Published 16 Feb 2022 in cond-mat.str-el and physics.chem-ph | (2202.08071v1)

Abstract: The recently proposed Householder transformed density-matrix functional embedding theory (Ht-DMFET) [Sekaran et al., Phys. Rev. B 104, 035121 (2021)], which is equivalent to (but formally simpler than) density matrix embedding theory (DMET) in the non-interacting case, is revisited from the perspective of density-functional theory (DFT). An in-principle-exact density-functional version of Ht-DMFET is derived for the one-dimensional Hubbard lattice with a single embedded impurity. On the basis of well-identified density-functional approximations, a local potential functional embedding theory (LPFET) is formulated and implemented. Even though LPFET performs better than Ht-DMFET in the low-density regime, in particular when electron correlation is strong, both methods are unable to describe the density-driven Mott-Hubbard transition, as expected.
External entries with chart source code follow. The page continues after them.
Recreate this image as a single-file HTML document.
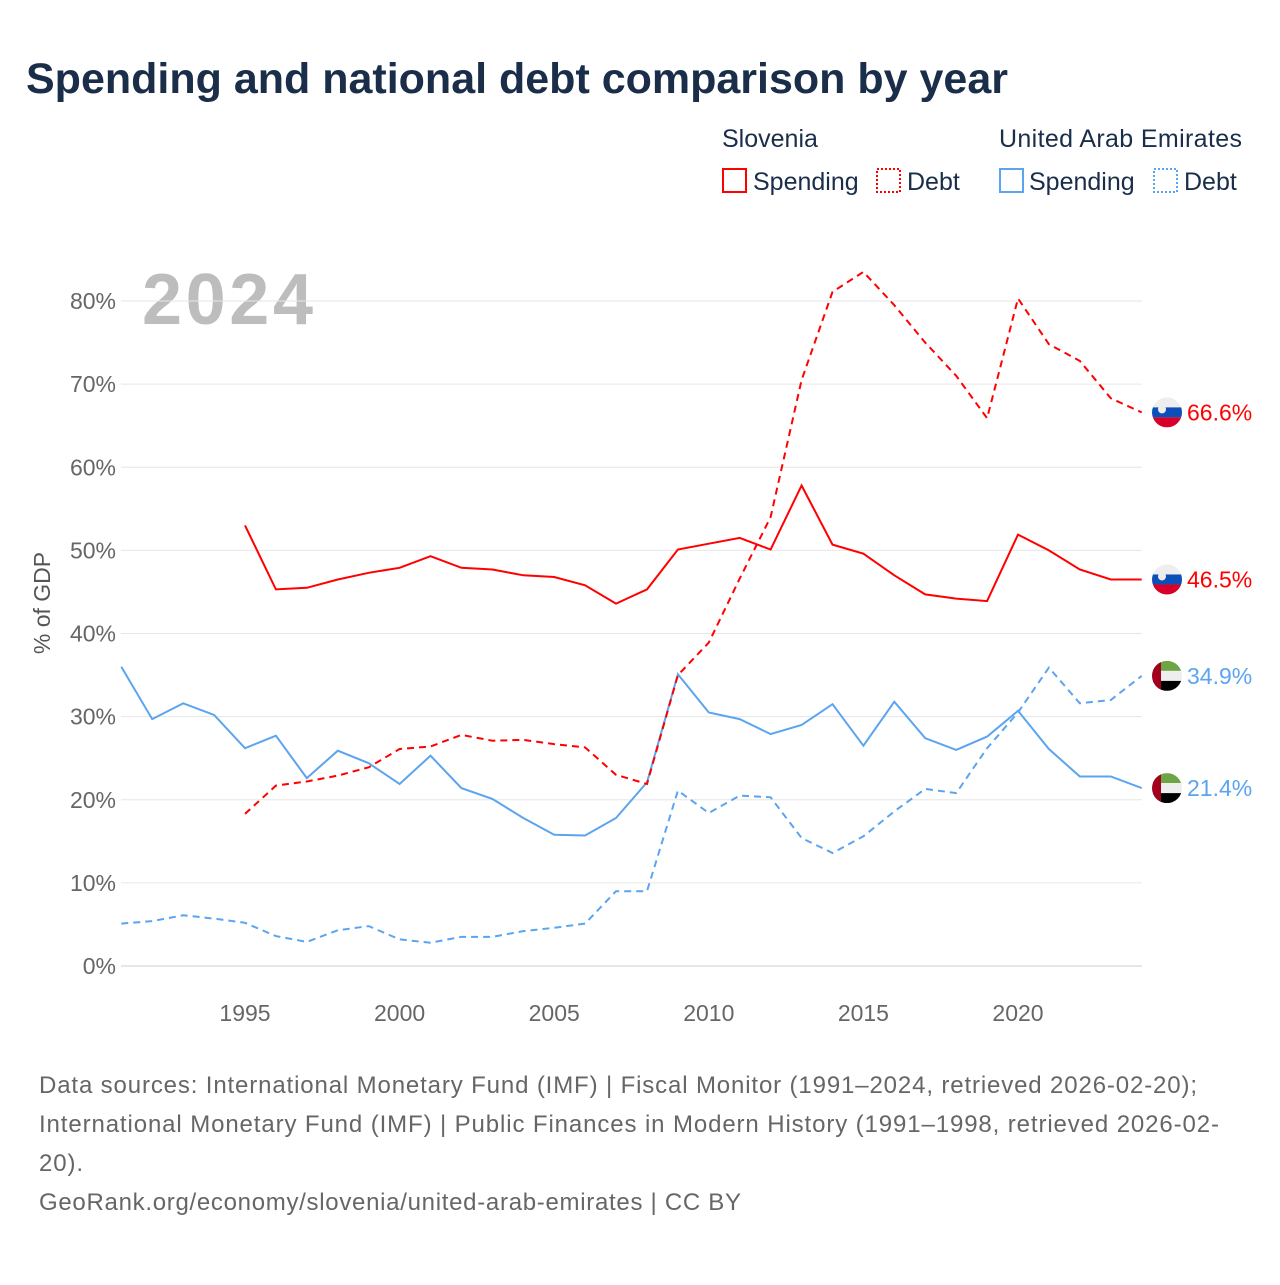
<!DOCTYPE html>
<html><head><meta charset="utf-8"><style>
body{margin:0;background:#fff;font-family:"Liberation Sans",sans-serif}
svg text{font-family:"Liberation Sans",sans-serif}
</style></head><body>
<svg id="c" width="1280" height="1280" viewBox="0 0 1280 1280" xmlns="http://www.w3.org/2000/svg">
<text x="26" y="93" font-size="43" font-weight="bold" fill="#1a2e4a">Spending and national debt comparison by year</text>
<g font-size="25" fill="#1a2e4a">
<text x="722" y="147">Slovenia</text>
<text x="999" y="147" textLength="243">United Arab Emirates</text>
<g><rect x="723" y="169" width="23" height="23" fill="none" stroke="#ff0000" stroke-width="2"/><text x="753" y="190">Spending</text></g>
<g><rect x="877" y="169" width="23" height="23" fill="none" stroke="#ff0000" stroke-width="2" stroke-dasharray="2,2"/><text x="907" y="190">Debt</text></g>
<g><rect x="1000" y="169" width="23" height="23" fill="none" stroke="#5ba4ef" stroke-width="2"/><text x="1029" y="190">Spending</text></g>
<g><rect x="1154" y="169" width="23" height="23" fill="none" stroke="#5ba4ef" stroke-width="2" stroke-dasharray="2,2"/><text x="1184" y="190">Debt</text></g>
</g>
<text x="142" y="324" font-size="72" font-weight="bold" fill="#bdbdbd" textLength="171">2024</text>
<text transform="translate(50,603) rotate(-90)" text-anchor="middle" font-size="23" fill="#555">% of GDP</text>
<g id="grid"></g><g id="series"></g><g id="ends"></g>
<g font-size="24" fill="#666">
<text x="39" y="1093" textLength="1158">Data sources: International Monetary Fund (IMF) | Fiscal Monitor (1991–2024, retrieved 2026-02-20);</text>
<text x="39" y="1132" textLength="1180">International Monetary Fund (IMF) | Public Finances in Modern History (1991–1998, retrieved 2026-02-</text>
<text x="39" y="1171" textLength="44">20).</text>
<text x="39" y="1210" textLength="702">GeoRank.org/economy/slovenia/united-arab-emirates | CC BY</text>
</g>
</svg>
<script>
const yTicks=[0,10,20,30,40,50,60,70,80];
const xTicks=[1995,2000,2005,2010,2015,2020];
const siSpendYears=[1995,1996,1997,1998,1999,2000,2001,2002,2003,2004,2005,2006,2007,2008,2009,2010,2011,2012,2013,2014,2015,2016,2017,2018,2019,2020,2021,2022,2023,2024];
const siSpend=[53.0,45.3,45.5,46.5,47.3,47.9,49.3,47.9,47.7,47.0,46.8,45.8,43.6,45.3,50.1,50.8,51.5,50.1,57.8,50.7,49.6,47.0,44.7,44.2,43.9,51.9,50.0,47.7,46.5,46.5];
const siDebt=[18.3,21.7,22.2,22.9,23.9,26.1,26.4,27.8,27.1,27.2,26.7,26.3,23.0,21.9,35.0,38.9,46.6,54.0,70.5,81.1,83.5,79.5,75.0,71.0,65.9,80.3,74.8,72.8,68.3,66.6];
const uaeYears=[1991,1992,1993,1994,1995,1996,1997,1998,1999,2000,2001,2002,2003,2004,2005,2006,2007,2008,2009,2010,2011,2012,2013,2014,2015,2016,2017,2018,2019,2020,2021,2022,2023,2024];
const uaeSpend=[36.0,29.7,31.6,30.2,26.2,27.7,22.6,25.9,24.4,21.9,25.3,21.4,20.1,17.8,15.8,15.7,17.8,22.1,35.1,30.5,29.7,27.9,29.0,31.5,26.5,31.8,27.4,26.0,27.6,30.7,26.1,22.8,22.8,21.4];
const uaeDebt=[5.1,5.4,6.1,5.7,5.2,3.6,2.9,4.3,4.8,3.2,2.8,3.5,3.5,4.2,4.6,5.1,9.0,9.0,21.1,18.4,20.5,20.3,15.4,13.6,15.6,18.6,21.3,20.8,26.2,30.5,35.9,31.6,32.0,34.9];
const NS='http://www.w3.org/2000/svg';
const X=y=>245+(y-1995)*30.92;
const Y=v=>966-v*8.3125;
const mk=(t,a,p)=>{const e=document.createElementNS(NS,t);for(const k in a)e.setAttribute(k,a[k]);p.appendChild(e);return e;};
const grid=document.getElementById('grid');
yTicks.forEach(v=>{
 const l=mk('line',{x1:121,x2:1142,y1:Y(v),y2:Y(v),stroke:v===0?'#ccc':'#e6e6e6','stroke-width':1},grid);
 
 
 const t=mk('text',{x:116,y:Y(v)+8,'text-anchor':'end','font-size':23,fill:'#666'},grid);
 t.textContent=v+'%';
 
 
});
xTicks.forEach(y=>{
 const t=mk('text',{x:X(y),y:1021,'text-anchor':'middle','font-size':23,fill:'#666'},grid);
 t.textContent=y;
 
 
});
const ser=document.getElementById('series');
function line(xs,vs,col,dash,name){
 const d=vs.map((v,i)=>(i?'L':'M')+X(xs[i]).toFixed(1)+','+Y(v).toFixed(1)).join('');
 const p=mk('path',{d:d,fill:'none',stroke:col,'stroke-width':2,'stroke-dasharray':dash||'none'},ser);
 
 
}
line(uaeYears,uaeDebt,'#5ba4ef','7,5','line-uae-debt');
line(uaeYears,uaeSpend,'#5ba4ef','','line-uae-spending');
line(siSpendYears,siDebt,'#ff0000','7,5','line-slovenia-debt');
line(siSpendYears,siSpend,'#ff0000','','line-slovenia-spending');
const ends=document.getElementById('ends');
function flag(v,type,col,name){
 const cy=Y(v),cx=1167,r=15;
 const g=mk('g',{},ends);
 
 
 const id='cl'+name;
 const cp=mk('clipPath',{id:id},g);mk('circle',{cx:cx,cy:cy,r:r},cp);
 const f=mk('g',{'clip-path':'url(#'+id+')'},g);
 if(type==='si'){
  mk('rect',{x:cx-r,y:cy-r,width:2*r,height:2*r/3,fill:'#eee'},f);
  mk('rect',{x:cx-r,y:cy-r/3,width:2*r,height:2*r/3,fill:'#0d4fb8'},f);
  mk('rect',{x:cx-r,y:cy+r/3,width:2*r,height:2*r/3,fill:'#d8002a'},f);
  mk('circle',{cx:cx-5,cy:cy-3,r:4,fill:'#eee'},f);
 }else{
  mk('rect',{x:cx-r,y:cy-r,width:2*r,height:2*r/3,fill:'#6da544'},f);
  mk('rect',{x:cx-r,y:cy-r/3,width:2*r,height:2*r/3,fill:'#eee'},f);
  mk('rect',{x:cx-r,y:cy+r/3,width:2*r,height:2*r/3,fill:'#000'},f);
  mk('rect',{x:cx-r,y:cy-r,width:9,height:2*r,fill:'#a2001d'},f);
 }
 const t=mk('text',{x:1187,y:cy+8,'font-size':23,fill:col},g);
 t.textContent=v.toFixed(1)+'%';
}
flag(siDebt[siDebt.length-1],'si','#ff0000','end-label-slovenia-debt');
flag(siSpend[siSpend.length-1],'si','#ff0000','end-label-slovenia-spending');
flag(uaeDebt[uaeDebt.length-1],'ae','#5ba4ef','end-label-uae-debt');
flag(uaeSpend[uaeSpend.length-1],'ae','#5ba4ef','end-label-uae-spending');
</script>
</body></html>
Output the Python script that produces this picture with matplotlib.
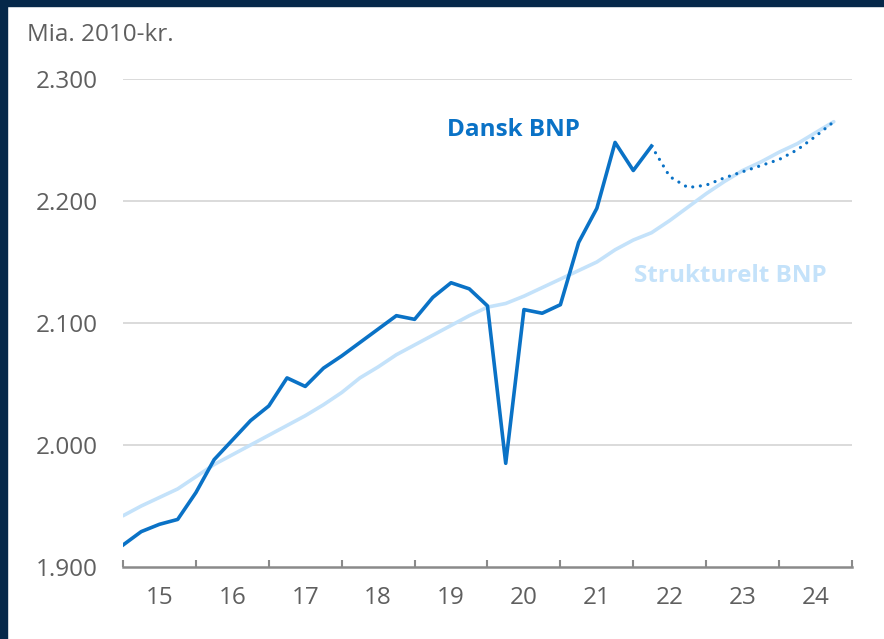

These results combined with our formally exact density-functional embedding theory reveal that a single statically embedded impurity can in principle describe the gap opening, provided that the complementary correlation potential (that describes the interaction of the embedding cluster with its environment, which is simply neglected in both Ht-DMFET and LPFET) exhibits a derivative discontinuity (DD) at half filling. The extension of LPFET to multiple impurities (which would enable to circumvent the modeling of DDs) and its generalization to quantum chemical Hamiltonians are left for future work.